An APN has two parts:

  • Network Identifier—This defines the external PDN that the user connects to through a SAEGW-U. This part of the APN is mandatory. It can be as simple as internet or have a more complicated structure such as example.net. The network identifier can optionally specify a requested subscriber service.

    Operator Identifier—(Optional) This defines the provider whose PDN the user connects to through a SAEGW-U. This part of the APN is often omitted. If present, it consists of the provider’s Mobile Network Code (MNC) and Mobile Country Code (MCC).

An APN that includes both a Network Identifier and an Operator Identifier corresponds to a DNS name for the SAEGW-U.

The APN has the following format:

network-id.mncmnc-number.mccmcc-number.gprs

An APN can be a simple string or more complex, as shown in these examples:

  • fixed-wireless

  • web.example.net

  • internet.mnc99.mcc999.gprs

Bearer

An end-to-end bearer is the tunnel that connects the UE to a PDN through the SAEGW-U. A default bearer is established to a default SAEGW-U whenever the UE is activated. Activation means here that the UE is on and has performed authentication.

A UE device has a default bearer for each SAEGW-U to which it connects. For example, if user equipment connects to the Internet through one SAEGW-U and a corporate intranet through another SAEGW-U, two default bearers will be active.

Default bearers are best-effort. The UE can establish dedicated bearers to the SAEGW-U that can have different QoS requirements, such as a guaranteed bit rate (GBR).

eNodeB

The hardware (typically in a radio tower) that connects directly to the UE over the air and to the wireless network core. Also called evolved Node B or E-UTRAN Node B.

Some of the eNodeB functions include:

  • Terminates the radio connection from the UE.

  • Locates the MME that authenticates the UE (SIM card) with information from the subscriber profile maintained on the HSS. Maintains S1-MME control plane connectivity.

  • Maintains the S1-U data plane interface with the SAEGW-U. An S1-U interface can support multiple eNodeBs.

GTP

The GPRS tunneling protocol governs the creation and use of GTP tunnels that carry traffic between two GPRS support nodes (GSNs).

Each GTP tunnel is identified by a TEID. The receiving end of a tunnel assigns locally the TEID that the transmitting side uses. The tunnel endpoints on the nodes exchange messages to communicate the TEID values to each other.

GTP-C

The GPRS tunneling protocol, control plane. GTP-C tunnels carry packet data units and signaling messages in the control plane from eNodeBs to MMEs to the SAEGW-C.

GTP-U

The GPRS tunneling protocol, user plane. GTP-U tunnels carry packet data units and signaling messages in the user (data) plane (S1-U interface) between tunnel endpoints on the eNodeB and the SAEGW-U.

S11

The GTPv2-based control plane interface that connects the MME and the SAEGW-C. GTP-C tunnels carry control messages.

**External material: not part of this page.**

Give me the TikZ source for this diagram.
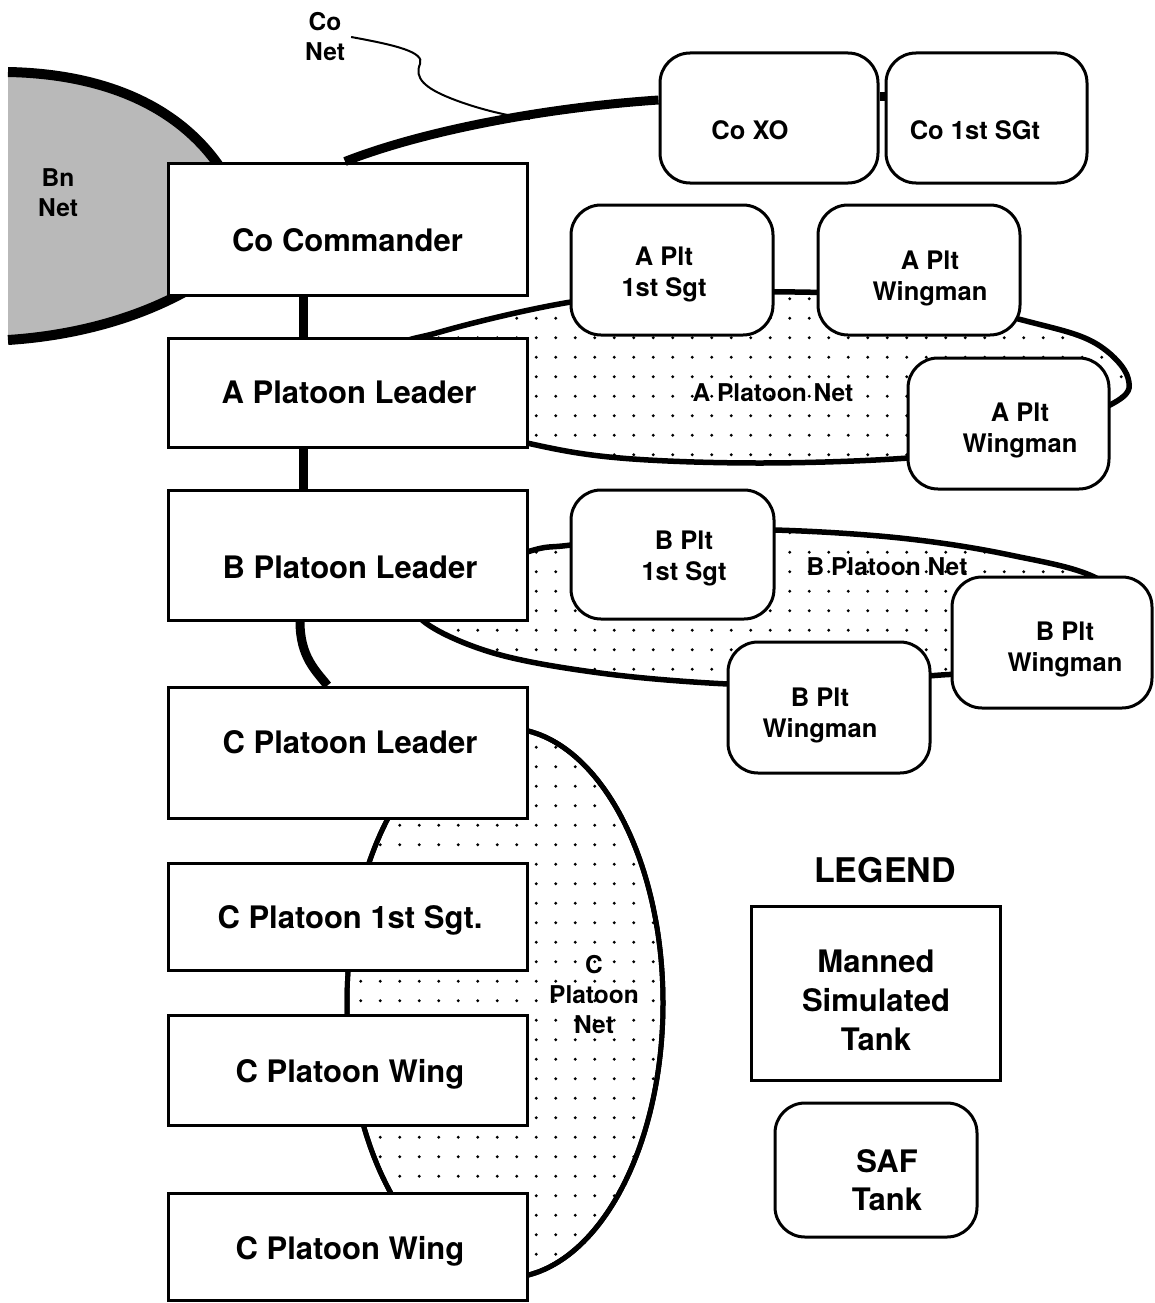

An S11 interface can support multiple MMEs.

S1-MME

The GTPv2-based control plane interface that connects eNodeB and the MME.

S1-U

The GTPv1-based user plane interface that connects eNodeB and the SAEGW-U. S1-U is also called the data plane interface. GTP-U tunnels on the interface carry user payloads.

An S1-U interface can support multiple eNodeBs.

S5/8-U

The GTPv1-based user plane interfaces that connects SGW-U and PGW-U. S5-U and S8-U interfaces are functionally the same; the S5-U connects an SGW-U in the home network to the PGW-U in the home network while the S8-U connects and SGW-U in a roaming network to the home PGW-U.

SAEGW

The System Architecture Evolution gateway that includes the functions of both the SGW and the PGW.

TEID

A tunnel endpoint identifier that uniquely identifies a GTP tunnel endpoint in the scope of a path. A fully qualified TEID consists of an IP address concatenated with a locally allocated identifier. Four TEIDs are defined, together they uniquely identify a default bearer session:

  • L-TEID-C and R-TEID-C consist of the IP addresses of the S11 endpoint interfaces and their respective allocated identifiers.

  • L-TEID-U and R-TEID-U consist of the IP addresses of the S1-U/S5-U/S8-U endpoint interfaces and their respective allocated identifiers.

UE

The user equipment that connects to the wireless network’s eNodeB and to the subscriber’s network. UE corresponds to what is called CPE in other contexts.

In some cases, the UE consists of a SIM card and a residential gateway router (RG) that can host the SIM. In other cases the SIM might be in a separate device that connects to the RG.

Release History Table
Release
Description
20.4R1
Starting with Junos OS Release 20.4R1, Junos Multi-Access User Plane supports running an MX router as either a standalone SGW-U or a standalone PGW-U.
20.4R1
Starting with Junos OS Release 20.4R1, Junos Multi-Access User Plane supports elements of 3GPP TS 29.244 Release 15.